While he was at Stony Brook in the early 1980s, a large influx of Salvadorans and Guatemalans arrived to escape homelands rocked by civil wars. “It was an extraordinarily unfortunate situation,” recalls Viola, who received his medical degree from McGill in 1964. “Most of them were illegal, and they had no health care. They weren’t designated as refugees escaping an oppressive government, because the United States was supporting their governments.”

Viola started collecting and sending medicine to villages in El Salvador. As that effort grew, he was joined by other doctors, and a small nongovernment relief organization was born. The group crystallized into Medicine for Peace, with Viola as its founder and director. He continues to direct the group from his home in the Washington area.

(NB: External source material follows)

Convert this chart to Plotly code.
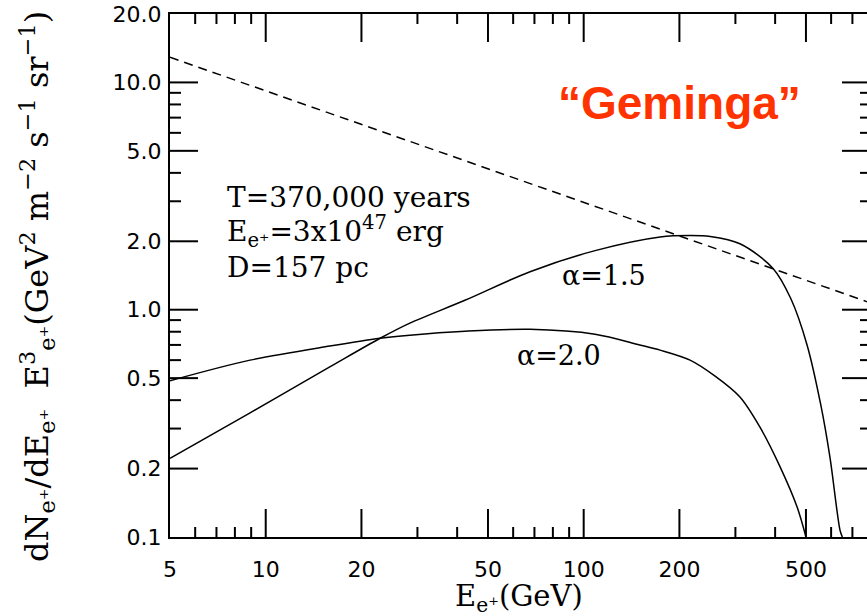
import math
import plotly.graph_objects as go

# Positron spectrum from a Geminga-like pulsar, E^3-weighted
energy_a15 = [5, 8.93, 15.9, 22.9, 28.4, 42.3, 67.8, 108.6, 174, 216, 250, 310, 394, 448, 504, 557, 595, 640, 651]
flux_a15 = [0.222, 0.352, 0.56, 0.749, 0.873, 1.10, 1.47, 1.82, 2.09, 2.12, 2.10, 1.95, 1.52, 1.12, 0.70, 0.38, 0.224, 0.107, 0.1]

energy_a20 = [5, 8.93, 15.9, 22.9, 28.4, 42.3, 67.8, 108.6, 150, 174, 216, 259, 310, 358, 415, 469, 500]
flux_a20 = [0.487, 0.60, 0.692, 0.749, 0.773, 0.804, 0.82, 0.78, 0.70, 0.664, 0.60, 0.51, 0.413, 0.305, 0.203, 0.1355, 0.1]

# Background power law (dashed)
energy_bg = [5, 800]
flux_bg = [12.9, 1.07]

x_major = [5, 10, 20, 50, 100, 200, 500]
x_major_text = ["5", "10", "20", "50", "100", "200", "500"]
x_minor = [6, 7, 8, 9, 30, 40, 60, 70, 80, 90, 300, 400, 600, 700]

y_major = [0.1, 0.2, 0.5, 1, 2, 5, 10, 20]
y_major_text = ["0.1", "0.2", "0.5", "1.0", "2.0", "5.0", "10.0", "20.0"]
y_minor = [0.3, 0.4, 0.6, 0.7, 0.8, 0.9, 3, 4, 6, 7, 8, 9]

W, H = 867, 616
L, R, T, B = 170, 0, 14, 79
plot_w = W - L - R
plot_h = H - T - B

x_lo, x_hi = 5, 778
y_lo, y_hi = 0.1, 20
px_per_dec_x = plot_w / math.log10(x_hi / x_lo)
px_per_dec_y = plot_h / math.log10(y_hi / y_lo)


def px(xp):
    return (xp - L) / plot_w


def py(yp):
    return (H - B - yp) / plot_h


fig = go.Figure()
curve = dict(color="black", width=1.5, shape="spline", smoothing=0.9)
fig.add_trace(go.Scatter(x=energy_a15, y=flux_a15, mode="lines", line=curve, hoverinfo="skip", showlegend=False))
fig.add_trace(go.Scatter(x=energy_a20, y=flux_a20, mode="lines", line=curve, hoverinfo="skip", showlegend=False))
fig.add_trace(go.Scatter(x=energy_bg, y=flux_bg, mode="lines", line=dict(color="black", width=1.5, dash="9px,6px"),
                         hoverinfo="skip", showlegend=False))

# Inward tick marks on all four sides, lengths given in pixels and mapped onto the log scales.
# The right-hand frame edge sits just past the page, so only the tick stubs show there.
tick_x, tick_y = [], []


def x_ticks(values, length):
    f = 10 ** (length / px_per_dec_y)
    for v in values:
        tick_x.extend([v, v, None, v, v, None])
        tick_y.extend([y_lo, y_lo * f, None, y_hi, y_hi / f, None])


def y_ticks(values, left_len, right_len):
    fl = 10 ** (left_len / px_per_dec_x)
    fr = 10 ** (right_len / px_per_dec_x)
    for v in values:
        tick_x.extend([x_lo, x_lo * fl, None, x_hi, x_hi / fr, None])
        tick_y.extend([v, v, None, v, v, None])


x_ticks(x_major[1:], 28)
x_ticks(x_minor, 10)
y_ticks(y_major[1:-1], 28, 25)
y_ticks(y_minor, 11, 7)
fig.add_trace(go.Scatter(x=tick_x, y=tick_y, mode="lines", line=dict(color="black", width=2),
                         connectgaps=False, hoverinfo="skip", showlegend=False))

tick_font = dict(family="DejaVu Sans", size=22, color="black")
serif = "DejaVu Serif"

fig.update_layout(
    width=W, height=H,
    margin=dict(l=L, r=R, t=T, b=B),
    paper_bgcolor="white", plot_bgcolor="white",
    xaxis=dict(type="log", range=[math.log10(x_lo), math.log10(x_hi)], showgrid=False, zeroline=False,
               showline=True, linecolor="black", linewidth=2, mirror=True, ticks="",
               tickmode="array", tickvals=x_major, ticktext=x_major_text, tickfont=tick_font,
               ticklabelstandoff=12),
    yaxis=dict(type="log", range=[math.log10(y_lo), math.log10(y_hi)], showgrid=False, zeroline=False,
               showline=True, linecolor="black", linewidth=2, mirror=False, ticks="",
               tickmode="array", tickvals=y_major, ticktext=y_major_text, tickfont=tick_font,
               ticklabelstandoff=2),
)

annotations = [
    dict(text="dN<sub>e⁺</sub>/dE<sub>e⁺</sub>  E<sup>3</sup><sub>e⁺</sub>(GeV<sup>2</sup> m<sup>−2</sup> s<sup>−1</sup> sr<sup>−1</sup>)",
         x=px(37), y=py(287), textangle=-90, xanchor="center", yanchor="middle",
         font=dict(family=serif, size=32, color="black")),
    dict(text="E<sub>e⁺</sub>(GeV)", x=px(519), y=py(598), xanchor="center", yanchor="middle",
         font=dict(family=serif, size=29, color="black")),
    dict(text="T=370,000 years", x=px(225), y=py(197), xanchor="left", yanchor="middle",
         font=dict(family=serif, size=28, color="black")),
    dict(text="E<sub>e⁺</sub>=3x10<sup>47</sup> erg", x=px(225), y=py(232), xanchor="left", yanchor="middle",
         font=dict(family=serif, size=28, color="black")),
    dict(text="D=157 pc", x=px(225), y=py(267), xanchor="left", yanchor="middle",
         font=dict(family=serif, size=28, color="black")),
    dict(text="α=1.5", x=px(560), y=py(275), xanchor="left", yanchor="middle",
         font=dict(family=serif, size=27, color="black")),
    dict(text="α=2.0", x=px(515), y=py(355), xanchor="left", yanchor="middle",
         font=dict(family=serif, size=27, color="black")),
    dict(text="<b>“Geminga”</b>", x=px(556), y=py(103), xanchor="left", yanchor="middle",
         font=dict(family="Liberation Sans", size=46, color="#ff3300")),
]
for a in annotations:
    a.update(xref="paper", yref="paper", showarrow=False)
fig.update_layout(annotations=annotations)

fig.write_html("out.html")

Today, Medicine for Peace, an all-volunteer organization run by a five-member executive board, has about 50 affiliated physicians and nurses from around the country. During and after the first Gulf War, members of the group spent five years in Iraq, filming the destruction, teaching Iraqi physicians, studying children’s nutritional needs and delivering medicine. In 1993, members helped negotiate the release of American oil executive Ken Beaty, who was arrested by Iraqis after he strayed across the border from Kuwait. The group’s involvement in the rescue put an end to their efforts in Iraq.

“Once that happened, the Iraqis never quite looked at us the same way again,” Viola said. “We’d done a lot of work with children, so they kind of trusted us. But once we were critical of their government, and it looked like we were working with the U.S. government, things changed, and we were kicked out in 1995.”

While Medicine for Peace maintains a presence in Haiti and Bosnia, its involvement in the current war in Iraq has been minimal because of the danger and restricted access. “There’s not much we can do,” Viola said. “We were told we need to have armed escorts at all times. We can’t operate like that.” The group hopes to send a team to Baghdad “to locate a large group of Iraqi children we brought to the U.S. for surgery in the 1990s. We hope they have survived all of the violence.”

Unlike larger, better-known relief organizations, such as Doctors without Borders, Medicine for Peace (http://www.medicineforpeace.org/) won’t take government funding (it relies on private donations) and will criticize U.S. policy. “We’re smaller and more freewheeling,” Viola said. “We tend to go to controversial places and take controversial stands.” But that renegade approach has risks. Noting that by the end of 2003, 57 relief and diplomatic workers had been killed since the current Iraq war began in March 2003, Viola said, “Humanitarian workers used to be protected, but the nature of war has changed. Now civilians are targeted. If belligerents kill civilians, they certainly don’t mind killing relief workers.” In August a bomb at United Nations headquarters in Baghdad killed 17 people.

Still, despite the danger, Viola, who runs the U.S. Department of Energy’s Medical Sciences Division, spends as much time as possible working for Medicine for Peace. “I’m not saying you get an enormous reward. There’s nothing rewarding about mass graves or large numbers of children dying of starvation, but you realize you’re having an impact in some small way.”